Sunday, December 26, 2004

Success

If Life=Time and Time=Money, then Money=Life. So if you earn less than someone else, your life is worth less than his. And anything on Earth or in the area of outer space we can currently reach is only worth whatever dollar amount we can set on it.

The Life-Money value actually goes beyond salary. For instance, military personnel fighting and dying in Iraq and Afghanistan might not be lavishly paid, but the investment backing them up adds to their monetary cost, and therefore to their value. The individuals become vulnerable to destruction, but their role is valuable, or at least valued.

When I was a senior in high school, my counselor asked me, “What is success?”

“Success is being able to do something you love for a living,” I said.

“Bullshit,” he said. “Success is money. Go out there and make as much money as you can. Get a good job.”

Of course I rebelled against his analysis. In so doing I explored it from the underside.

Old Smither had a point. Success is, in fact, money. But I was right too. If you are making a living at what you love, you are getting it to produce income. That’s money, the measurable unit of success. If satisfaction happens to trot along beside it, so much the better. Maybe Smither was just feeling extra cynical that day. He was a pretty crappy guidance counselor, but he was probably pining for that better job. We all have bad days at work, some of us more than others.

An archaeologist I met warned against getting stuck in “golden handcuffs.” Archaeology. Now there’s a big-bucks occupation. But he loves field work and challenges himself with the strain of doing a job where every mistake gets brutally punished by an uncompromising jury of peers.

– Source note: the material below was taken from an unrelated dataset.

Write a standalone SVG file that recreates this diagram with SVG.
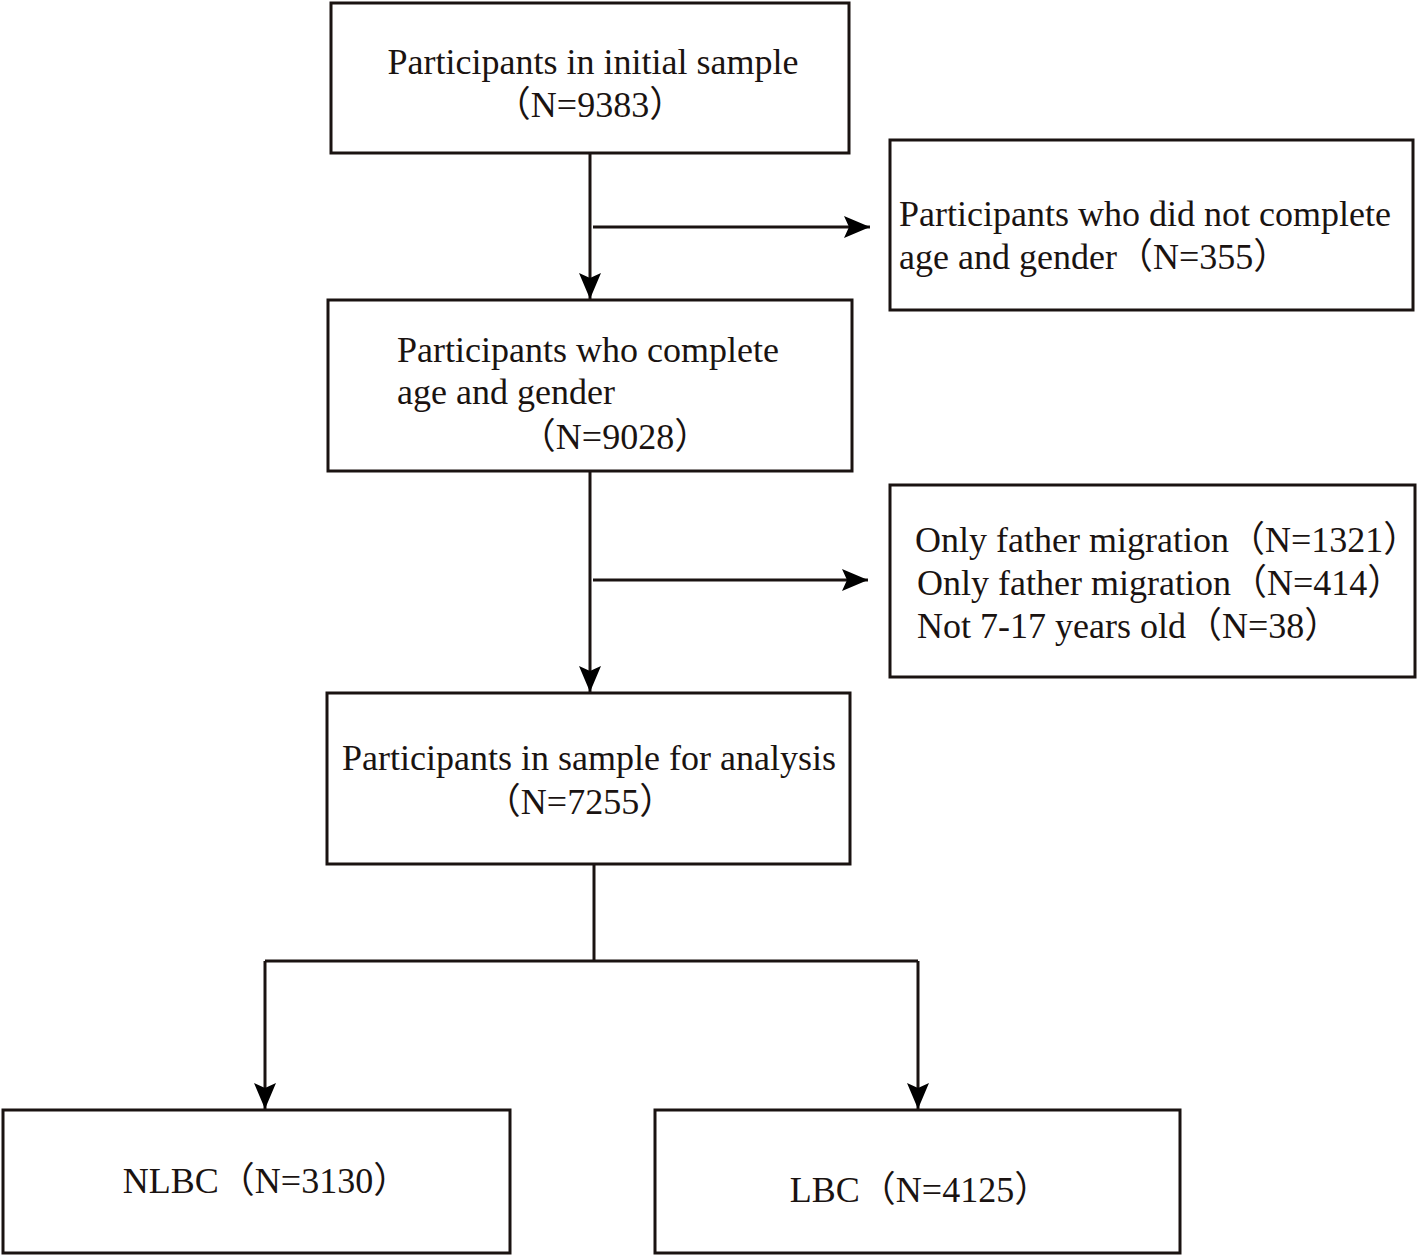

“When you dig a site you only get one chance to do it right. You can’t put it back and start over. Things are lying where they lie,” he said. “You have to remove them meticulously and document them exactly, because no one else will ever see them as you found them. Archaeologists are a bitchy bunch. It’s much worse than food or the arts.”

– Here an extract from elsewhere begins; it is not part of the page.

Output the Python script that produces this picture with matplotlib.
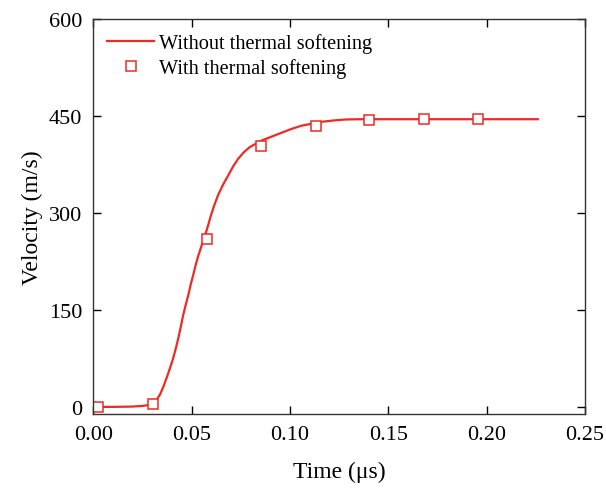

He feels like a success, worn-out jeans, grimy fingernails and all. How many people will actively care about the lives of aboriginal New Hampshirites from 12,000 years ago? You never know what may seem interesting or important. It doesn’t hurt to know. And it’s good to know that the person in charge of finding out really cares about his work. He’s making enough money to live. Money. That’s success.

Retirement income is a different story. It’s one thing to maintain life when one is young, healthy and relatively mobile. But humans are the only creatures that retire. Everything else, animal or vegetable, works until it dies. It just doesn’t work quite as well toward the end.

Someone once said of me, “I don’t think he wants to have money.”

Nonsense. I love having money. Money is time. Money is freedom. Money is power. But the selfish pursuit of maximum income is as powerful a destructive force as uncorrected ignorance. When they link up, it’s apocalyptic.